Zuversicht herrscht auch bei Verbandschef Fröhlich, der den Titel Edelbrandsommelier hat. Er lobt ebenfalls das Obstjahr: Im Frühjahr kein Frost, "alle Sorten gut durchgekommen", die Trockenheit habe nicht geschadet, weil noch Wasser im Boden war. Nächstes Jahr aber werden wohl viele Bäume eingehen. Die Szene sei ein Übergang zwischen Hobby, Nebenerwerb und Existenzgrundlage. Letzteres sei bei den Abfindungsbrennern selten. Birkle gehört dazu, auch dank seiner Ideen.

Neulinge beleben die Zunft, bei Gin tut sich viel Innovatives, mancher sieht einen Trend analog zur hippen Craft-Beer-Bewegung. "Die Szene ist im Aufbruch. Es kommen viele junge Leute nach, Quereinsteiger mit innovativen Gedanken", sagte Experte Mathias Krönert von der Landesanstalt für Weinbau und Gartenbau der Bayerischen Staatszeitung. Zudem macht die "Bayern Brand"-Initiative Rummel. "Unsere heimischen Brände, vom Lindauer Apfel über die Fränkische Zwetschge bis hin zu den edlen Destillaten der Streuobstwiesen des Voralpenlandes, verkörpern unsere Kulturlandschaft in höchster Konzentration", sagte Agrarministerin Michaela Kaniber (CSU) neulich bei einer Aktion auf dem Münchner Viktualienmarkt.
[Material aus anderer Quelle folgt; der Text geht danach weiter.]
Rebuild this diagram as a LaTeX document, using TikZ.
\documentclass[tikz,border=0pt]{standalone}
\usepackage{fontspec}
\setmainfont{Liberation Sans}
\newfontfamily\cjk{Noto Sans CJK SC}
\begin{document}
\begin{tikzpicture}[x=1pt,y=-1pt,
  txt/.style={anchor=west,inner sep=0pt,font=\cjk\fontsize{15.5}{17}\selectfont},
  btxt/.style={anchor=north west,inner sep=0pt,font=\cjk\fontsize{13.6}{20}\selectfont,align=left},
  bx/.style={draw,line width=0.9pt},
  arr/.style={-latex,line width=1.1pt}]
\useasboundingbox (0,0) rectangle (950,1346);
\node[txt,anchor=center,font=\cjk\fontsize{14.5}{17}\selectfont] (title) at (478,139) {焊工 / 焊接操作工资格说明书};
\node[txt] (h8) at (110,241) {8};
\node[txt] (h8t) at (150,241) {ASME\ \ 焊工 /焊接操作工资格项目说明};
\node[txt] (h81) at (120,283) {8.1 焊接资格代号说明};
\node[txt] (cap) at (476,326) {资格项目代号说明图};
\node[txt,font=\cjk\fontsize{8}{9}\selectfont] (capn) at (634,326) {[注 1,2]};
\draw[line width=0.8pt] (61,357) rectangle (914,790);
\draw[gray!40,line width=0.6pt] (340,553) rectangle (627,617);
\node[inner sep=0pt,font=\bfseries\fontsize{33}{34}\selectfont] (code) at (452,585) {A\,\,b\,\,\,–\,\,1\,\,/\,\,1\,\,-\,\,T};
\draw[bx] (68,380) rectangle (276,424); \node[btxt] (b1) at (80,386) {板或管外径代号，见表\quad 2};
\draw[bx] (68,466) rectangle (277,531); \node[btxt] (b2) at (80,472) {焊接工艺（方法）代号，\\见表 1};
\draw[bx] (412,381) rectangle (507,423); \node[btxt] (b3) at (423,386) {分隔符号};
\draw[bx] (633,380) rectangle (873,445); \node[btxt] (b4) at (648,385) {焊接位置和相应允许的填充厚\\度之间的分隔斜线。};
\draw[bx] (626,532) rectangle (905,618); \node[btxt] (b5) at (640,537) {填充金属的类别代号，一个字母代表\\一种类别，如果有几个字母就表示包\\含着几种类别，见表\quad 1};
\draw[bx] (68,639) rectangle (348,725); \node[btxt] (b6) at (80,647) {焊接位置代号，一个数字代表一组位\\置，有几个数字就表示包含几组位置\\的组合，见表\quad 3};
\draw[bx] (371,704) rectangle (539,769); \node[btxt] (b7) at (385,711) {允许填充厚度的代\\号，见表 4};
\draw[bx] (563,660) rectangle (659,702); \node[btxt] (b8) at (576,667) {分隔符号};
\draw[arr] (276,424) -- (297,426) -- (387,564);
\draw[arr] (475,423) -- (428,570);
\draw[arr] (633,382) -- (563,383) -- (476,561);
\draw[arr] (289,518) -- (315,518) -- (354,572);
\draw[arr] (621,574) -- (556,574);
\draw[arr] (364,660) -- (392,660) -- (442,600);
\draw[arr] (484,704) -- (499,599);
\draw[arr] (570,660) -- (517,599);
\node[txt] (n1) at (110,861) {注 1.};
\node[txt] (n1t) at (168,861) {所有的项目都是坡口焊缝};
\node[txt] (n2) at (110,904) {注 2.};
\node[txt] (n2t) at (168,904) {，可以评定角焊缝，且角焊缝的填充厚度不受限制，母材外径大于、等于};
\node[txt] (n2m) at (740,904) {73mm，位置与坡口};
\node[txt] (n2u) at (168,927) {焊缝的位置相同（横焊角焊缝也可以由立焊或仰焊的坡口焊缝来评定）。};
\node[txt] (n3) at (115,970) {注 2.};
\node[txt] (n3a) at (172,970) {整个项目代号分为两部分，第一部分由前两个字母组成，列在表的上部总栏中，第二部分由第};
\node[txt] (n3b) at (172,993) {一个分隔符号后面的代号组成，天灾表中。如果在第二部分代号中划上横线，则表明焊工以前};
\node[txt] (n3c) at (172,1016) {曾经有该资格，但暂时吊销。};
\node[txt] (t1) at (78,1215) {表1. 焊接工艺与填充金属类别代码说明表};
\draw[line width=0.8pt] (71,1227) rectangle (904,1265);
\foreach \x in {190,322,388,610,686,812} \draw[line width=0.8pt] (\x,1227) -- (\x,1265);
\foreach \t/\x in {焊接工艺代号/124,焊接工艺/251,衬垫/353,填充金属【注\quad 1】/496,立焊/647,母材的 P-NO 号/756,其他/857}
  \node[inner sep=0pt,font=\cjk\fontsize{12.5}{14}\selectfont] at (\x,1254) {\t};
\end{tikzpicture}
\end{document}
Fotos zeigen die Ministerin fidel, mit Kostprobe mal aus Ansbach, mal aus Erding, mal aus Kitzingen. Obstbrände leisteten einen Beitrag "zum Erhalt der Biodiversität".
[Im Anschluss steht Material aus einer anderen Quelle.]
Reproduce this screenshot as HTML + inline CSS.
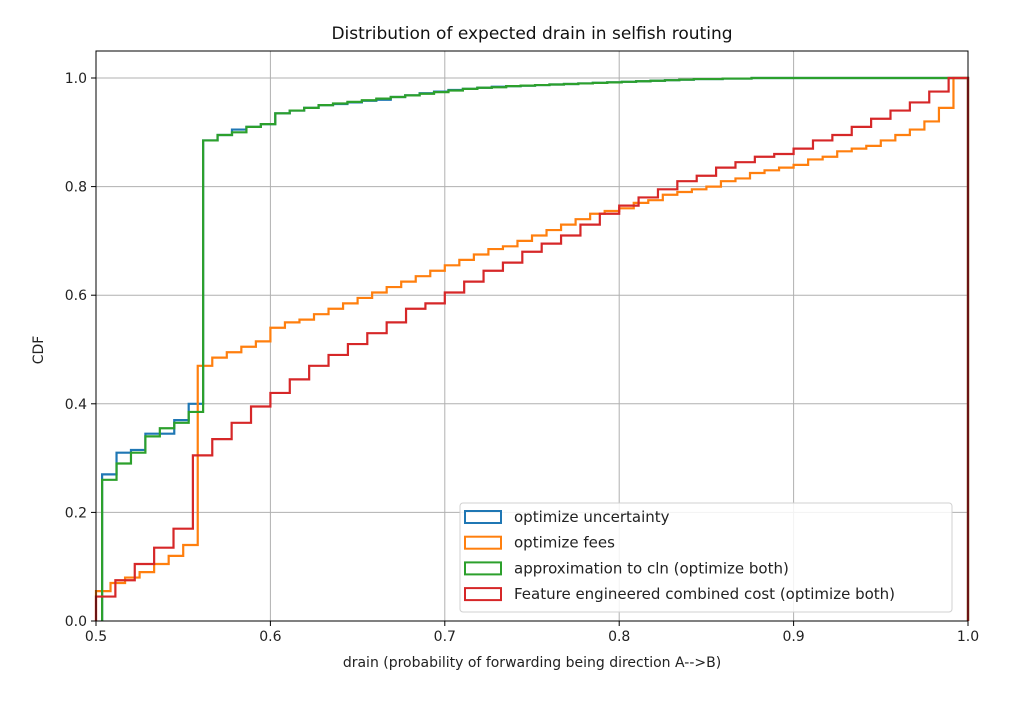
<!DOCTYPE html>
<html><head><meta charset="utf-8"><style>
body{margin:0;background:#fff;}
svg{display:block;font-family:"DejaVu Sans","Liberation Sans",sans-serif;}
</style></head><body>
<svg id="chart" width="1024" height="705" viewBox="0 0 1024 705" xmlns="http://www.w3.org/2000/svg">
<rect width="1024" height="705" fill="#fff"/>
<g id="grid"></g>
<g id="series"></g>
<rect x="96" y="51" width="872" height="570" fill="none" stroke="#000" stroke-width="1"/>
<g id="ticks" font-size="14" fill="#222"></g>
<text x="532" y="39" text-anchor="middle" font-size="17" fill="#111">Distribution of expected drain in selfish routing</text>
<text x="532" y="667" text-anchor="middle" font-size="14" fill="#222">drain (probability of forwarding being direction A--&gt;B)</text>
<text transform="translate(43,350) rotate(-90)" text-anchor="middle" font-size="14" fill="#222">CDF</text>
<g id="legend"></g>
</svg>
<script>
const xTicks = [0.5, 0.6, 0.7, 0.8, 0.9, 1.0];
const xTickLabels = ["0.5", "0.6", "0.7", "0.8", "0.9", "1.0"];
const yTicks = [0, 0.2, 0.4, 0.6, 0.8, 1.0];
const yTickLabels = ["0.0", "0.2", "0.4", "0.6", "0.8", "1.0"];
const seriesNames = ["optimize uncertainty", "optimize fees", "approximation to cln (optimize both)", "Feature engineered combined cost (optimize both)"];
const seriesColors = ["#1f77b4", "#ff7f0e", "#2ca02c", "#d62728"];
const binStart = [0.5035, 0.5, 0.5035, 0.5];
const binEnd = [1.0, 1.0, 1.0, 1.0];
const blueCdf = [0.27,0.31,0.315,0.345,0.345,0.37,0.40,0.885,0.895,0.905,0.91,0.915,0.935,0.94,0.945,0.95,0.952,0.955,0.958,0.96,0.965,0.968,0.972,0.975,0.978,0.98,0.982,0.984,0.985,0.986,0.987,0.988,0.989,0.99,0.991,0.992,0.993,0.994,0.995,0.996,0.997,0.998,0.998,0.999,0.999,1,1,1,1,1,1,1,1,1,1,1,1,1,1,1];
const orangeCdf = [0.055,0.07,0.08,0.09,0.105,0.12,0.14,0.47,0.485,0.495,0.505,0.515,0.54,0.55,0.555,0.565,0.575,0.585,0.595,0.605,0.615,0.625,0.635,0.645,0.655,0.665,0.675,0.685,0.69,0.70,0.71,0.72,0.73,0.74,0.75,0.755,0.76,0.77,0.775,0.785,0.79,0.795,0.80,0.81,0.815,0.825,0.83,0.835,0.84,0.85,0.855,0.865,0.87,0.875,0.885,0.895,0.905,0.92,0.945,1.0];
const greenCdf = [0.26,0.29,0.31,0.34,0.355,0.365,0.385,0.885,0.895,0.90,0.91,0.915,0.935,0.94,0.945,0.95,0.953,0.956,0.959,0.962,0.965,0.968,0.971,0.974,0.977,0.98,0.982,0.983,0.985,0.986,0.987,0.988,0.989,0.99,0.991,0.992,0.993,0.994,0.995,0.996,0.997,0.998,0.998,0.999,0.999,1,1,1,1,1,1,1,1,1,1,1,1,1,1,1];
const redCdf = [0.045,0.075,0.105,0.135,0.17,0.305,0.335,0.365,0.395,0.42,0.445,0.47,0.49,0.51,0.53,0.55,0.575,0.585,0.605,0.625,0.645,0.66,0.68,0.695,0.71,0.73,0.75,0.765,0.78,0.795,0.81,0.82,0.835,0.845,0.855,0.86,0.87,0.885,0.895,0.91,0.925,0.94,0.955,0.975,1.0];
const allCdf = [blueCdf, orangeCdf, greenCdf, redCdf];

const X0=96, X1=968, Y0=621, Y1=78;
const xs = v => X0 + (v-0.5)/(1.0-0.5)*(X1-X0);
const ys = v => Y0 - v*(Y0-Y1);
const NS="http://www.w3.org/2000/svg";
function mk(tag, attrs, parent){const e=document.createElementNS(NS,tag);for(const k in attrs)e.setAttribute(k,attrs[k]);parent.appendChild(e);return e;}
const grid=document.getElementById('grid'), ticks=document.getElementById('ticks');
xTicks.forEach((t,i)=>{
  const l=mk('line',{x1:xs(t),x2:xs(t),y1:51,y2:621,stroke:'#b0b0b0','stroke-width':1},grid);
  
  
  const tk=mk('line',{x1:xs(t),x2:xs(t),y1:621,y2:626,stroke:'#000'},ticks);
  
  
  const tx=mk('text',{x:xs(t),y:641,'text-anchor':'middle'},ticks);
  tx.textContent=xTickLabels[i];
  
  
});
yTicks.forEach((t,i)=>{
  const l=mk('line',{x1:96,x2:968,y1:ys(t),y2:ys(t),stroke:'#b0b0b0','stroke-width':1},grid);
  
  
  const tk=mk('line',{x1:91,x2:96,y1:ys(t),y2:ys(t),stroke:'#000'},ticks);
  
  
  const tx=mk('text',{x:87,y:ys(t)+5,'text-anchor':'end'},ticks);
  tx.textContent=yTickLabels[i];
  
  
});
const sg=document.getElementById('series');
allCdf.forEach((vals,si)=>{
  const n=vals.length, w=(binEnd[si]-binStart[si])/n;
  let d='M'+xs(binStart[si])+','+ys(0);
  vals.forEach((v,k)=>{
    const a=binStart[si]+k*w, b=a+w;
    d+=' L'+xs(a)+','+ys(v)+' L'+xs(b)+','+ys(v);
  });
  d+=' L'+xs(binEnd[si])+','+ys(0);
  const p=mk('path',{d:d,fill:'none',stroke:seriesColors[si],'stroke-width':2.2,'stroke-linejoin':'miter'},sg);
  
  
});
const lg=document.getElementById('legend');
const box=mk('rect',{x:460,y:503,width:492,height:109,rx:3,fill:'#fff','fill-opacity':0.85,stroke:'#d0d0d0'},lg);


seriesNames.forEach((nm,i)=>{
  const cy=517+i*25.7;
  const r=mk('rect',{x:465,y:cy-6,width:36,height:12,fill:'none',stroke:seriesColors[i],'stroke-width':2},lg);
  
  
  const t=mk('text',{x:514,y:cy+5,'font-size':15,fill:'#222'},lg);
  t.textContent=nm;
  
  
});
</script>
</body></html>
Den Erhalt alter Obstgärten sieht Birkle auch als Plus des Lohnbrennens. Wer unterm Zwetschgenbaum sitze, von dem er Schnaps habe, "der wird den Baum nie ummachen". Aber auch beim Obst brauche es Qualität. Einem Kunden habe er gesagt, seinen Kompost wolle er nicht. "Bei mir kommt nur in den Kessel, was ich mir auch in den Mund stecken würde."